I have a problem with running a two-phase grid-based irradiance simulation. I am a begginer user of it and I started with the tutorial from @sarith, which I managed, but when I switch to my own model I have some issues.
My problem is that my result is fluctuating a lot and the simulation runs suspiciously fast (a few seconds for an annual simulation), so I think that something goes wrong with it. I thought it was an issue with my simulation parameters so I started increasing ab, ad, as and decreasing lw. I am using now these parameters: -ab 6 -ad 16384 -as 16384 -ar 128 -aa 0.05 -lw 6e-5, but still the simulation runs too fast and my result fluctuates a lot.
## Run gendaymtx and dctimestep separately for sun and sky (I want to use a colored sky) gendaymtx -m 1 -d CHE_Geneva.wea > RadSimu_blue_9_sun.mtx gendaymtx -m 1 -s -c 0.644 0.884 0.963 CHE_Geneva.wea > RadSimu_blue_9_sky.mtx dctimestep RadSimu_blue_9_illum.mtx RadSimu_blue_9_sun.mtx > RadSimu_blue_9_annual_sun.ill dctimestep RadSimu_blue_9_illum.mtx RadSimu_blue_9_sky.mtx > RadSimu_blue_9_annual_sky.ill
From these, I get the 3 channel results which then I use to calculate alpha-opic weighted values (from CIE S 026).
Can someone help me figure out what goes wrong? Here are my simulation files.
The simulation is running quickly because you just have two points.
I did a quick test with your model and it appears that the results fluctuate more in the case of direct-sun simulation. The sun position and radiance approximated in the two-phase direct-sun simulation ( outlined in red below) is not really representative of the actual position and size of sun .
Your results will likely be more accurate if you follow all the “phases” outlined in green below. You can find the commands for that in Appendix B.2 or here.
By the way, the values of -aa, -as and (I think) -ar have no influence of the simulation results as rcontrib (and rfluxmtx) does not employ ambient caching.
However, is it normal that running rtrace with the same model and the above mentioned parameters is slower than rfluxmtx? Does it have to do with the ambient caching?
Hi @Myrta_Gk , yes rtrace implements ambient caching and the parameters to be used for running rtrace are different than that for rfluxmtx. I would suggest reviewing the Rendering with Radiance book, along with John Mardaljevic’s dissertation work (including the papers published by him around that time) and the Ambient parameters crash course presentation to understand the working of rtrace and point-in-time simulations.

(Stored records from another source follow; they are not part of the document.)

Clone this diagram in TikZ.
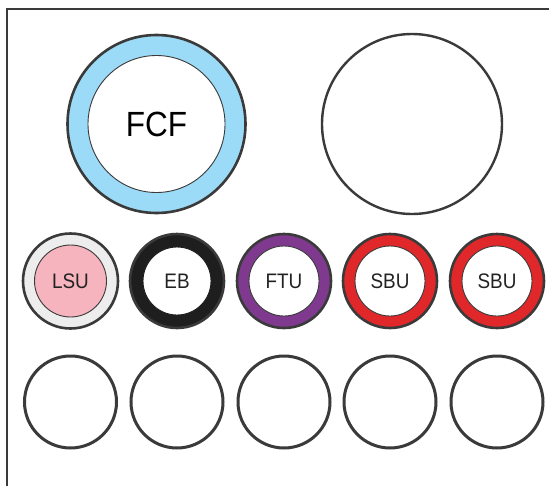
\documentclass[tikz,border=0pt]{standalone}
\usepackage{fontspec}
\setmainfont{Liberation Sans}[FakeStretch=0.9]
\definecolor{edge}{HTML}{3A3A3A}
\definecolor{ltblue}{HTML}{9BDBF7}
\definecolor{pinkc}{HTML}{F5B4BE}
\definecolor{ltgray}{HTML}{EDEDED}
\definecolor{blk}{HTML}{1E1E1E}
\definecolor{purp}{HTML}{7F3A8F}
\definecolor{redc}{HTML}{E0282B}
\definecolor{txt}{HTML}{222222}
\begin{document}
\begin{tikzpicture}[x=1pt,y=-1pt,
  ring/.style={circle,draw=edge,line width=2.6pt,inner sep=0pt,minimum size=#1},
  core/.style={circle,draw=edge,line width=0.9pt,fill=white,inner sep=0pt,minimum size=#1,text=txt,font=\fontsize{21}{21}\selectfont},
  empty/.style={circle,draw=edge,line width=3pt,fill=white,inner sep=0pt,minimum size=92pt}]
\useasboundingbox (0,0) rectangle (549,485);
\fill[white] (0,0) rectangle (549,485);
\coordinate (fb) at (7,487);
\coordinate (fc) at (7,9);
\coordinate (fr) at (551,9);
\draw[edge,line width=2pt] (fb) -- (fc) -- (fr);
% big circles
\node[ring=178pt,fill=ltblue] (fcfo) at (156.5,124) {};
\node[core=137pt,font=\fontsize{35}{35}\selectfont,text=black] (fcf) at (156.5,124) {FCF};
\node[ring=180pt,fill=white,line width=2.4pt] (big) at (412,124) {};
% row 2
\node[ring=95pt,fill=ltgray] (lsuo) at (70.5,281) {};
\node[core=72pt,fill=pinkc] (lsu) at (70.5,281) {LSU};
\node[ring=94pt,fill=blk] (ebo) at (177,281) {};
\node[core=68pt,draw=blk] (eb) at (177,281) {EB};
\node[ring=94pt,fill=purp] (ftuo) at (284,281) {};
\node[core=70pt] (ftu) at (284,281) {FTU};
\node[ring=94pt,fill=redc] (sbuo1) at (390,281) {};
\node[core=70pt] (sbu1) at (390,281) {SBU};
\node[ring=94pt,fill=redc] (sbuo2) at (497,281) {};
\node[core=70pt] (sbu2) at (497,281) {SBU};
% row 3
\node[empty] (e1) at (70.5,402) {};
\node[empty] (e2) at (177,402) {};
\node[empty] (e3) at (284,402) {};
\node[empty] (e4) at (390,402) {};
\node[empty] (e5) at (497,402) {};
\end{tikzpicture}
\end{document}
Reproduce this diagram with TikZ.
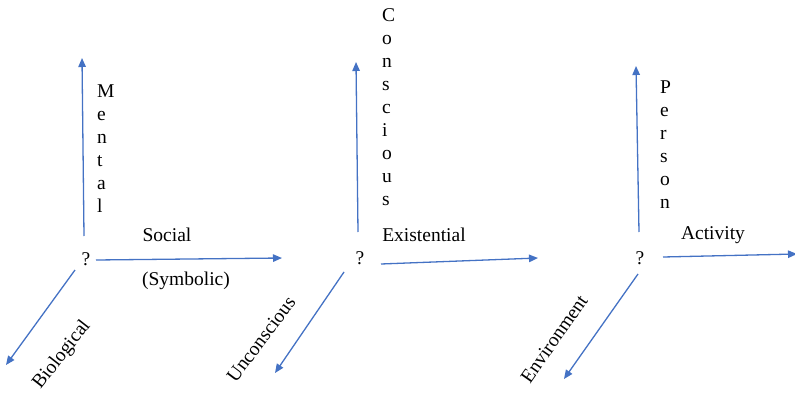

I was wondering why is it necessary to have steps 1 and 2 as two individual steps. The gendaymtx program has an option to do sky only simulation (with the -s option). Why do we need to first simulate both sun and sky and then subtract the sun and not just do a sky only simulation?
Would it be reasonable to do these steps instead?
Step 1: sky only 2-phase simulation (with the -s option of gendaymtx)
Step 2: accurate sun simulation (with colored materials)
It is possible that the user might only be interested in a one step simulation, in which case a (somewhat) reasonable compromise can be running a single Step 1 simulation with higher (577…2305 etc) reinhart skies. If someone is only interested in calculating solar insolation, they could just run Step 3 instead.
The illuminance values generated through Steps 1-3 practically address all the major annual daylight metrics. The combined results (1-2+3) can be used for calculating DA, sDA and UDI. Step 3 gives you the values needed for calculating ASE. sDA and ASE were (and I guess still are) required for LM-83-12 and LEED daylighting credits.
The raytracing aspects of steps 2 and 3 are almost instantaneous as they are single bounce and direct (zero bounce) simulations respectively.
I had compared the results of this workflow with rtrace results and found them to be close enough.
Having said all, this I admit that this approach might not be the most accurate or efficacious. My intention was to document something that would address most of the above points without being overly complicated to explain. This approach was mostly inspired by the original DDS method and Five-Phase method. I investigated a slightly different approach (involving precise sun positions) during my doctoral research which @Mostapha and I implemented in Honeybee.
I did consider some version of the above steps, but did not get around to testing them. These steps would involve running two full fledged annual simulations. Step 3 (direct sun simulation) would still be needed to calculate metrics like ASE. However, it is possible that the results from the combined simulation might be closer to rtrace results than the approach mentioned in the tutorial.
I would suggest reviewing some the papers published by Eleonora Brembilla during her doctoral research for more details/comparisons on the different annual daylighting simulation methods that have been proposed over the years.
Regards,
Sarith
(PS: I have been out of the annual daylight simulation scene for almost three years, so my recollection of everything relating to above is pretty rusty).